» Collected data

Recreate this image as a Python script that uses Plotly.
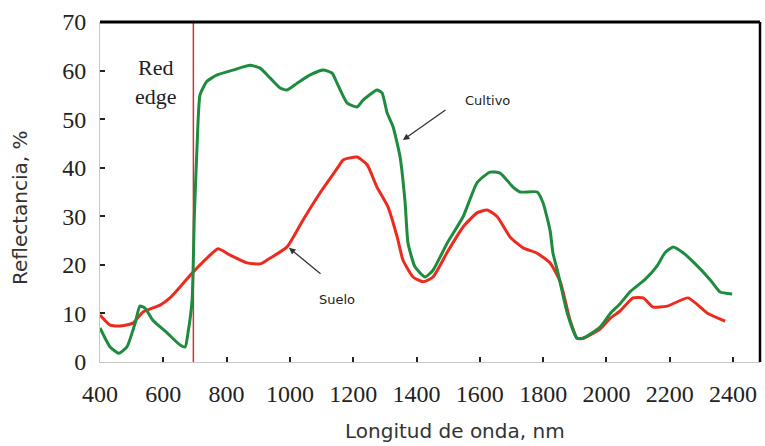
import plotly.graph_objects as go

# Wavelength (nm) and reflectance (%)
cultivo_x = [400, 432, 460, 485, 511, 526, 542, 567, 612, 653, 669, 678, 691, 698, 707, 716, 738, 770, 820, 874, 906,
             937, 969, 991, 1023, 1064, 1105, 1133, 1149, 1181, 1212, 1231, 1275, 1291, 1307, 1326, 1348, 1364,
             1373, 1395, 1427, 1452, 1497, 1547, 1591, 1632, 1664, 1705, 1727, 1781, 1800, 1822, 1831, 1847,
             1876, 1907, 1926, 1980, 2012, 2043, 2075, 2122, 2160, 2185, 2211, 2242, 2274, 2328, 2359, 2397]
cultivo_y = [7.0, 3.1, 1.8, 3.1, 8.0, 11.5, 11.1, 8.6, 6.0, 3.5, 3.1, 6.0, 12.8, 30.0, 45.0, 55.0, 57.8, 59.1, 60.1,
             61.1, 60.5, 58.5, 56.4, 56.0, 57.4, 59.1, 60.1, 59.5, 57.4, 53.3, 52.5, 53.9, 56.0, 55.4, 51.3,
             48.4, 42.2, 32.7, 24.5, 19.6, 17.5, 18.9, 24.5, 29.9, 36.9, 39.1, 38.9, 36.0, 35.0, 35.0, 32.7,
             27.0, 22.4, 18.3, 10.1, 4.9, 4.9, 7.2, 10.0, 12.0, 14.5, 17.0, 19.8, 22.5, 23.7, 22.5, 20.6, 16.9,
             14.4, 14.0]

suelo_x = [400, 432, 463, 504, 536, 590, 621, 659, 694, 738, 773, 811, 865, 906, 928, 991, 1041, 1095, 1152,
           1168, 1212, 1244, 1275, 1310, 1339, 1357, 1389, 1421, 1452, 1497, 1547, 1591, 1623, 1655, 1696,
           1737, 1781, 1822, 1854, 1885, 1907, 1926, 1980, 2012, 2043, 2084, 2116, 2147, 2192, 2258, 2318, 2375]
suelo_y = [9.7, 7.6, 7.4, 8.0, 10.3, 11.7, 13.2, 15.9, 18.5, 21.4, 23.3, 22.0, 20.4, 20.2, 21.0, 23.7, 29.2,
           34.8, 40.1, 41.6, 42.2, 40.6, 36.0, 31.9, 25.7, 21.0, 17.5, 16.5, 17.5, 22.6, 27.8, 30.7, 31.3,
           29.9, 25.7, 23.5, 22.4, 20.4, 16.5, 8.6, 4.9, 4.9, 6.8, 9.0, 10.5, 13.2, 13.2, 11.3, 11.5, 13.2,
           10.1, 8.4]

red_edge_nm = 695
x_ticks = list(range(400, 2401, 200))
y_ticks = list(range(0, 71, 10))

GREEN = "#1e8b3e"
RED = "#ec2a1e"

fig = go.Figure()
fig.add_trace(go.Scatter(x=[red_edge_nm, red_edge_nm], y=[0, 70], mode="lines",
                         line=dict(color="#cc3333", width=1.5), showlegend=False, hoverinfo="skip"))
fig.add_trace(go.Scatter(x=suelo_x, y=suelo_y, mode="lines", line=dict(color=RED, width=3, shape="spline", smoothing=0.5),
                         name="Suelo", showlegend=False))
fig.add_trace(go.Scatter(x=cultivo_x, y=cultivo_y, mode="lines", line=dict(color=GREEN, width=3, shape="spline", smoothing=0.5),
                         name="Cultivo", showlegend=False))

serif = "Liberation Serif"
sans = "DejaVu Sans"

fig.update_layout(
    width=765, height=446,
    margin=dict(l=100, r=5, t=22, b=84),
    paper_bgcolor="white", plot_bgcolor="white",
    xaxis=dict(range=[400, 2485], tickvals=x_ticks, ticks="inside", ticklen=5, tickwidth=1.5, tickcolor="#222",
               showline=True, linecolor="#c8c8c8", linewidth=1, showgrid=False, zeroline=False,
               tickfont=dict(family=serif, size=24, color="#222"), ticklabelstandoff=10),
    yaxis=dict(range=[0, 70], tickvals=y_ticks, ticks="inside", ticklen=5, tickwidth=1.5, tickcolor="#222",
               showline=True, linecolor="#c8c8c8", linewidth=1, showgrid=False, zeroline=False,
               tickfont=dict(family=serif, size=24, color="#222"), ticklabelstandoff=8),
    shapes=[
        dict(type="line", xref="paper", yref="paper", x0=0, x1=1, y0=1, y1=1, line=dict(color="black", width=3)),
        dict(type="line", xref="paper", yref="paper", x0=1, x1=1, y0=0, y1=1, line=dict(color="black", width=2.5)),
    ],
    annotations=[
        dict(text="Red<br>edge", x=577, y=57.6, xref="x", yref="y", showarrow=False,
             font=dict(family=serif, size=22, color="#222")),
        dict(text="Cultivo", x=1623, y=53.9, xref="x", yref="y", showarrow=False,
             font=dict(family=sans, size=13, color="#222")),
        dict(text="", x=1357, y=45.7, xref="x", yref="y", showarrow=True, ax=44, ay=-31,
             arrowhead=2, arrowsize=1, arrowwidth=1.3, arrowcolor="#333"),
        dict(text="Suelo", x=1149, y=12.9, xref="x", yref="y", showarrow=False,
             font=dict(family=sans, size=13, color="#222")),
        dict(text="", x=997, y=23.5, xref="x", yref="y", showarrow=True, ax=33, ay=27,
             arrowhead=2, arrowsize=1, arrowwidth=1.3, arrowcolor="#333"),
        dict(text="Longitud de onda, nm", x=455, y=431, xref="paper", yref="paper", showarrow=False,
             font=dict(family=sans, size=20, color="#333")),
        dict(text="Reflectancia, %", x=20, y=208, xref="paper", yref="paper", showarrow=False, textangle=-90,
             font=dict(family=sans, size=20, color="#333")),
    ],
)

# convert pixel-placed title annotations to paper coordinates
pw, ph = 765 - 100 - 5, 446 - 22 - 84
for a in fig.layout.annotations:
    if a.xref == "paper" and a.x > 1:
        a.x = (a.x - 100) / pw
        a.y = (446 - 84 - a.y) / ph
        a.xanchor = "center"
        a.yanchor = "middle"

fig.write_html("out.html")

» Stated task
Without including any pictures, print all of the material exactly as given.

» Answer in full
Recreate this image as a Python script that uses Plotly.
import plotly.graph_objects as go

# Wavelength (nm) and reflectance (%)
cultivo_x = [400, 432, 460, 485, 511, 526, 542, 567, 612, 653, 669, 678, 691, 698, 707, 716, 738, 770, 820, 874, 906,
             937, 969, 991, 1023, 1064, 1105, 1133, 1149, 1181, 1212, 1231, 1275, 1291, 1307, 1326, 1348, 1364,
             1373, 1395, 1427, 1452, 1497, 1547, 1591, 1632, 1664, 1705, 1727, 1781, 1800, 1822, 1831, 1847,
             1876, 1907, 1926, 1980, 2012, 2043, 2075, 2122, 2160, 2185, 2211, 2242, 2274, 2328, 2359, 2397]
cultivo_y = [7.0, 3.1, 1.8, 3.1, 8.0, 11.5, 11.1, 8.6, 6.0, 3.5, 3.1, 6.0, 12.8, 30.0, 45.0, 55.0, 57.8, 59.1, 60.1,
             61.1, 60.5, 58.5, 56.4, 56.0, 57.4, 59.1, 60.1, 59.5, 57.4, 53.3, 52.5, 53.9, 56.0, 55.4, 51.3,
             48.4, 42.2, 32.7, 24.5, 19.6, 17.5, 18.9, 24.5, 29.9, 36.9, 39.1, 38.9, 36.0, 35.0, 35.0, 32.7,
             27.0, 22.4, 18.3, 10.1, 4.9, 4.9, 7.2, 10.0, 12.0, 14.5, 17.0, 19.8, 22.5, 23.7, 22.5, 20.6, 16.9,
             14.4, 14.0]

suelo_x = [400, 432, 463, 504, 536, 590, 621, 659, 694, 738, 773, 811, 865, 906, 928, 991, 1041, 1095, 1152,
           1168, 1212, 1244, 1275, 1310, 1339, 1357, 1389, 1421, 1452, 1497, 1547, 1591, 1623, 1655, 1696,
           1737, 1781, 1822, 1854, 1885, 1907, 1926, 1980, 2012, 2043, 2084, 2116, 2147, 2192, 2258, 2318, 2375]
suelo_y = [9.7, 7.6, 7.4, 8.0, 10.3, 11.7, 13.2, 15.9, 18.5, 21.4, 23.3, 22.0, 20.4, 20.2, 21.0, 23.7, 29.2,
           34.8, 40.1, 41.6, 42.2, 40.6, 36.0, 31.9, 25.7, 21.0, 17.5, 16.5, 17.5, 22.6, 27.8, 30.7, 31.3,
           29.9, 25.7, 23.5, 22.4, 20.4, 16.5, 8.6, 4.9, 4.9, 6.8, 9.0, 10.5, 13.2, 13.2, 11.3, 11.5, 13.2,
           10.1, 8.4]

red_edge_nm = 695
x_ticks = list(range(400, 2401, 200))
y_ticks = list(range(0, 71, 10))

GREEN = "#1e8b3e"
RED = "#ec2a1e"

fig = go.Figure()
fig.add_trace(go.Scatter(x=[red_edge_nm, red_edge_nm], y=[0, 70], mode="lines",
                         line=dict(color="#cc3333", width=1.5), showlegend=False, hoverinfo="skip"))
fig.add_trace(go.Scatter(x=suelo_x, y=suelo_y, mode="lines", line=dict(color=RED, width=3, shape="spline", smoothing=0.5),
                         name="Suelo", showlegend=False))
fig.add_trace(go.Scatter(x=cultivo_x, y=cultivo_y, mode="lines", line=dict(color=GREEN, width=3, shape="spline", smoothing=0.5),
                         name="Cultivo", showlegend=False))

serif = "Liberation Serif"
sans = "DejaVu Sans"

fig.update_layout(
    width=765, height=446,
    margin=dict(l=100, r=5, t=22, b=84),
    paper_bgcolor="white", plot_bgcolor="white",
    xaxis=dict(range=[400, 2485], tickvals=x_ticks, ticks="inside", ticklen=5, tickwidth=1.5, tickcolor="#222",
               showline=True, linecolor="#c8c8c8", linewidth=1, showgrid=False, zeroline=False,
               tickfont=dict(family=serif, size=24, color="#222"), ticklabelstandoff=10),
    yaxis=dict(range=[0, 70], tickvals=y_ticks, ticks="inside", ticklen=5, tickwidth=1.5, tickcolor="#222",
               showline=True, linecolor="#c8c8c8", linewidth=1, showgrid=False, zeroline=False,
               tickfont=dict(family=serif, size=24, color="#222"), ticklabelstandoff=8),
    shapes=[
        dict(type="line", xref="paper", yref="paper", x0=0, x1=1, y0=1, y1=1, line=dict(color="black", width=3)),
        dict(type="line", xref="paper", yref="paper", x0=1, x1=1, y0=0, y1=1, line=dict(color="black", width=2.5)),
    ],
    annotations=[
        dict(text="Red<br>edge", x=577, y=57.6, xref="x", yref="y", showarrow=False,
             font=dict(family=serif, size=22, color="#222")),
        dict(text="Cultivo", x=1623, y=53.9, xref="x", yref="y", showarrow=False,
             font=dict(family=sans, size=13, color="#222")),
        dict(text="", x=1357, y=45.7, xref="x", yref="y", showarrow=True, ax=44, ay=-31,
             arrowhead=2, arrowsize=1, arrowwidth=1.3, arrowcolor="#333"),
        dict(text="Suelo", x=1149, y=12.9, xref="x", yref="y", showarrow=False,
             font=dict(family=sans, size=13, color="#222")),
        dict(text="", x=997, y=23.5, xref="x", yref="y", showarrow=True, ax=33, ay=27,
             arrowhead=2, arrowsize=1, arrowwidth=1.3, arrowcolor="#333"),
        dict(text="Longitud de onda, nm", x=455, y=431, xref="paper", yref="paper", showarrow=False,
             font=dict(family=sans, size=20, color="#333")),
        dict(text="Reflectancia, %", x=20, y=208, xref="paper", yref="paper", showarrow=False, textangle=-90,
             font=dict(family=sans, size=20, color="#333")),
    ],
)

# convert pixel-placed title annotations to paper coordinates
pw, ph = 765 - 100 - 5, 446 - 22 - 84
for a in fig.layout.annotations:
    if a.xref == "paper" and a.x > 1:
        a.x = (a.x - 100) / pw
        a.y = (446 - 84 - a.y) / ph
        a.xanchor = "center"
        a.yanchor = "middle"

fig.write_html("out.html")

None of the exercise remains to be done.